J'ai vu aussi des porteurs de cylindres à gaz qui suivaient les soldats à
l'attaque. Tous avaient sur le nez des masques protecteurs.
Avec
un groupe de prisonniers, nous avons été dirigés à travers la forêt d'Houthulst
(qui était pleine de troupes) vers Staden où nous sommes restés toute la nuit
dans l'église.
«
J'ai retrouvé là quelques officiers, un grand nombre de soldats du bataillon et
des tirailleurs. Nous étions bien 800 environ. Tous ces malheureux toussaient
d'une manière effrayante ; quelques-uns, très malades, furent évacués sur
l'hôpital.
«
Le lendemain matin, nous étions dirigés sur l'Allemagne, et dans quel
état !...
Par
suite, a-t-on dit, d'une erreur, nous sommes allés à Bischofswerder au lieu de
Bischofwerfa. Bischofwerder est à côté de Thorn, à 12 kilomètres de la
frontière russe. Nous avons voyagé pendant huit jours et huit nuits dans un
wagon de 3e classe complet, tous malades, éreintés ; trois jours de diète
presque complète, probablement pour favoriser l'élimination des poisons
ingérés.
En
revanche, nous avons été internés dans un camp convenable. Évidemment, ce ne
sont pas des menus de Maire ou Marguery, mais c'est presque suffisant. Le plus
dur, c'est la privation de la liberté. Trois mois à tourner en rond dans la cour
d'une caserne entourée de fils de fer barbelés, ce n'est pas drôle, et dire que
de pauvres camarades sont là depuis onze mois... et qu'ils sont peut-être
encore bien loin du jour de leur libération
«
Quelle triste journée pour le bataillon. Que s'est-il passé le soir? On a dû
voir du joli à Boesinghe!...
«
Veuillez agréer... »
« Il nous confia qu'on allait mettre en service un nouvel
engin de guerre, les gaz toxiques, et que c'était dans mon secteur qu'on avait
pensé faire les premiers essais. On livrerait ces gaz toxiques en bouteilles
d'acier, qu'on installerait dans les tranchées et qu'on laisserait se vider dès
que le vent serait favorable.
« Je dois reconnaître que la mission d'empoisonner l'ennemi
comme on empoisonne les rats, me fit l'effet qu'elle doit faire à tout soldat
honnête : elle me dégoûta.
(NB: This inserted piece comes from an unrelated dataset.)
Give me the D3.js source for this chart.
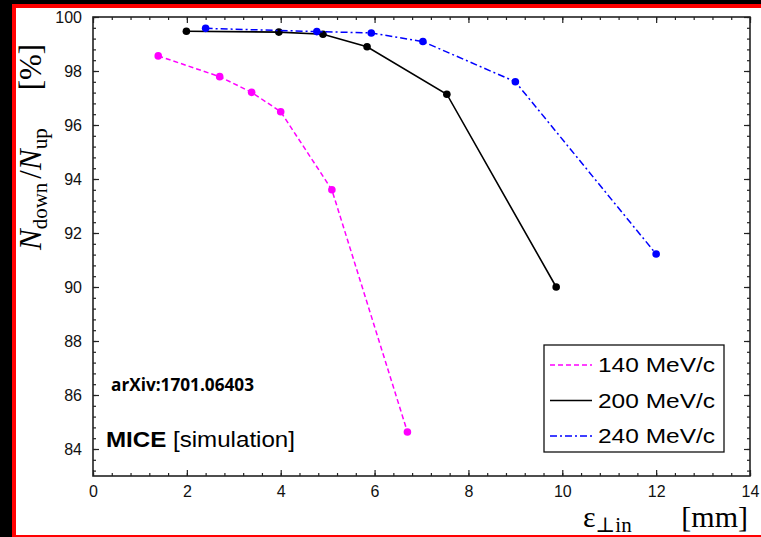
<!DOCTYPE html>
<html>
<head>
<meta charset="utf-8">
<script src="https://cdn.jsdelivr.net/npm/d3@7"></script>
<style>
  body { margin: 0; background: #000; }
  svg { display: block; }
  .axis path { display: none; }
  .axis line { stroke: #222; stroke-width: 1.2; }
  .axis text { font-family: "Liberation Sans", Arial, sans-serif; font-size: 16px; fill: #111; }
</style>
</head>
<body>
<div id="chart-area"></div>
<script>
// data
var x140 = [1.39, 2.70, 3.38, 4.00, 5.09, 6.70];
var y140 = [98.56, 97.79, 97.21, 96.49, 93.60, 84.63];
var x200 = [1.99, 3.96, 4.90, 5.84, 7.54, 9.87];
var y200 = [99.47, 99.44, 99.36, 98.90, 97.14, 90.00];
var x240 = [2.40, 4.77, 5.93, 7.03, 9.00, 12.00];
var y240 = [99.58, 99.46, 99.41, 99.09, 97.60, 91.22];

var seriesNames = ["140 MeV/c", "200 MeV/c", "240 MeV/c"];
var xTicks = [0, 2, 4, 6, 8, 10, 12, 14];
var yTicks = [84, 86, 88, 90, 92, 94, 96, 98, 100];

var chartWidth = 761, chartHeight = 537;
var margin = { top: 17, right: 11, bottom: 61, left: 93 };
var width = chartWidth - margin.left - margin.right,
    height = chartHeight - margin.top - margin.bottom;

var root = d3.select("#chart-area").append("svg")
    .attr("width", chartWidth)
    .attr("height", chartHeight);

// frame around the picture
root.append("rect").attr("width", chartWidth).attr("height", chartHeight).attr("fill", "#000");
root.append("rect").attr("x", 12).attr("y", 4).attr("width", 760).attr("height", 540).attr("fill", "#ff0000");
root.append("rect").attr("x", 16).attr("y", 8).attr("width", 760).attr("height", 527).attr("fill", "#fff");

var svg = root.append("g")
    .attr("transform", "translate(" + margin.left + "," + margin.top + ")");

// scales
var x = d3.scaleLinear().domain([0, 14]).range([0, width]);
var y = d3.scaleLinear().domain([83, 100]).range([height, 0]);

var xMinor = d3.range(0, 14.001, 0.4);
var yMinor = d3.range(83.2, 100.001, 0.4);

// axes, ticks pointing inward
svg.append("g").attr("class", "axis")
    .attr("transform", "translate(0," + height + ")")
    .call(d3.axisBottom(x).tickValues(xTicks).tickSize(-6).tickPadding(10));
svg.append("g").attr("class", "axis")
    .attr("transform", "translate(0," + height + ")")
    .call(d3.axisBottom(x).tickValues(xMinor).tickSize(-3).tickFormat(""));
svg.append("g").attr("class", "axis")
    .call(d3.axisTop(x).tickValues(xTicks).tickSize(-6).tickFormat(""));
svg.append("g").attr("class", "axis")
    .call(d3.axisTop(x).tickValues(xMinor).tickSize(-3).tickFormat(""));

svg.append("g").attr("class", "axis")
    .call(d3.axisLeft(y).tickValues(yTicks).tickSize(-6).tickPadding(11));
svg.append("g").attr("class", "axis")
    .call(d3.axisLeft(y).tickValues(yMinor).tickSize(-3).tickFormat(""));
svg.append("g").attr("class", "axis")
    .attr("transform", "translate(" + width + ",0)")
    .call(d3.axisRight(y).tickValues(yTicks).tickSize(-6).tickFormat(""));
svg.append("g").attr("class", "axis")
    .attr("transform", "translate(" + width + ",0)")
    .call(d3.axisRight(y).tickValues(yMinor).tickSize(-3).tickFormat(""));

// plot box
svg.append("rect")
    .attr("width", width).attr("height", height)
    .attr("fill", "none").attr("stroke", "#222").attr("stroke-width", 1.6);

// series
var series = [
    { name: seriesNames[0], xs: x140, ys: y140, color: "#ff00ff", dash: "5,3", w: 1.5 },
    { name: seriesNames[1], xs: x200, ys: y200, color: "#000000", dash: null, w: 1.6 },
    { name: seriesNames[2], xs: x240, ys: y240, color: "#0000ff", dash: "7,3,2,3", w: 1.5 }
];

var line = d3.line()
    .x(function(d) { return x(d[0]) })
    .y(function(d) { return y(d[1]) });

series.forEach(function(s) {
    var pts = s.xs.map(function(v, i) { return [v, s.ys[i]] });
    svg.append("path")
        .datum(pts)
        .attr("fill", "none")
        .attr("stroke", s.color)
        .attr("stroke-width", s.w)
        .attr("stroke-dasharray", s.dash)
        .attr("d", line);
    svg.selectAll(null)
        .data(pts)
        .enter().append("circle")
        .attr("cx", function(d) { return x(d[0]) })
        .attr("cy", function(d) { return y(d[1]) })
        .attr("r", 3.8)
        .attr("fill", s.color);
});

// legend
var legend = root.append("g").attr("transform", "translate(544,345)");
legend.append("rect")
    .attr("width", 180).attr("height", 107)
    .attr("fill", "#fff").attr("stroke", "#111").attr("stroke-width", 1.3);
series.forEach(function(s, i) {
    var yy = 20 + i * 35.5;
    legend.append("line")
        .attr("x1", 6).attr("x2", 48).attr("y1", yy).attr("y2", yy)
        .attr("stroke", s.color).attr("stroke-width", 1.4)
        .attr("stroke-dasharray", s.dash);
    legend.append("text")
        .attr("x", 54).attr("y", yy + 7)
        .attr("textLength", 117).attr("lengthAdjust", "spacingAndGlyphs")
        .style("font-family", "'Liberation Sans', Arial, sans-serif")
        .style("font-size", "20px")
        .text(s.name);
});

// annotations
root.append("text")
    .attr("x", 111).attr("y", 391)
    .attr("textLength", 143).attr("lengthAdjust", "spacingAndGlyphs")
    .style("font-family", "'Open Sans', 'Liberation Sans', sans-serif")
    .style("font-weight", "bold").style("font-size", "18px")
    .text("arXiv:1701.06403");

var mice = root.append("text")
    .attr("x", 106).attr("y", 447)
    .attr("textLength", 189).attr("lengthAdjust", "spacingAndGlyphs")
    .style("font-family", "'Liberation Sans', Arial, sans-serif")
    .style("font-size", "22px");
mice.append("tspan").style("font-weight", "bold").text("MICE");
mice.append("tspan").text(" [simulation]");

// axis titles
var serif = "'Liberation Serif', 'DejaVu Serif', serif";
var ylab = root.append("text")
    .attr("transform", "translate(41,250) rotate(-90)")
    .style("font-family", serif)
    .style("font-size", "31px");
ylab.append("tspan").style("font-style", "italic").text("N");
ylab.append("tspan").attr("dy", 6).style("font-size", "21px").text("down");
ylab.append("tspan").attr("dy", -6).attr("dx", 4).text("/");
ylab.append("tspan").style("font-style", "italic").text("N");
ylab.append("tspan").attr("dy", 6).style("font-size", "21px").text("up");
ylab.append("tspan").attr("dy", -6).attr("dx", 38).text("[%]");

var xlab = root.append("text")
    .attr("x", 583).attr("y", 527)
    .style("font-family", serif)
    .style("font-size", "30px");
xlab.append("tspan").text("ε");
xlab.append("tspan").attr("dy", 5).style("font-size", "21px").text("⊥in");
root.append("text")
    .attr("x", 748).attr("y", 527)
    .attr("text-anchor", "end")
    .style("font-family", serif)
    .style("font-size", "30px")
    .text("[mm]");
</script>
</body>
</html>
Mais si ces gaz toxiques amenaient la chute d'Ypres,
peut-être gagnerions-nous une victoire qui déciderait de toute la campagne?
Devant un but aussi grand, il fallait taire les objections personnelles.
Allons-y donc et advienne que pourra. La guerre est un cas
de légitime défense et ne connaît pas de loi. Et il en sera ainsi tant qu'il y
aura des guerres. Que celui qui proteste contre cette assertion veuille bien
nous aider à combattre et à abolir la guerre en tant que moyen politique.
« En février le conseiller secret Haber, le célèbre
chimiste, était arrivé à mon état-major. Son rôle était celui de conseiller
technique pour l'emploi des gaz toxiques, mais la conduite militaire de cette
opération, en particulier l'installation des réservoirs, dépendait du colonel
Peterson du « comité des ingénieurs ».
Ces messieurs amenaient avec eux, pour voir d'où venait le
vent, une mystérieuse section météorologique de campagne.
« Au ;début de mars, on se mit à installer dans les
tranchées avancées les sinistres bouteilles en acier. Quelque temps après, deux
réservoirs, atteints en plein par des obus ennemis, éclatèrent. Les hommes qui
se trouvaient à proximité furent, gravement malades.
L'un d'eux décéda après avoir craché beaucoup de sang. Peu
de temps après, l'accident se reproduisit, dû cette fois à des balles de fusil.
Trois hommes moururent intoxiqués par le gaz ; cinquante furent malades. Je les
ai vus à l'ambulance. Ils souffraient horriblement. Ces accidents ébranlèrent
gravement la confiance des troupes en ces nouveaux engins. On distribua aux
soldats de primitifs tampons protecteurs, qu'en cas de danger et intoxication,
on devait se nouer devant le nez et la bouche c'étaient les ancêtres des
masques à gaz.
« Au milieu de mars on avait fini d'installer les
bouteilles ; nous attendîmes les vents favorables. A plusieurs reprises la
station météorologique prophétisa les vents désirés. Alarmés dans la nuit et le
brouillard, nous nous préparions à l'attaque. Mais, au tout dernier moment, le
vent tournait, et il nous fallait revenir sans avoir rien fait.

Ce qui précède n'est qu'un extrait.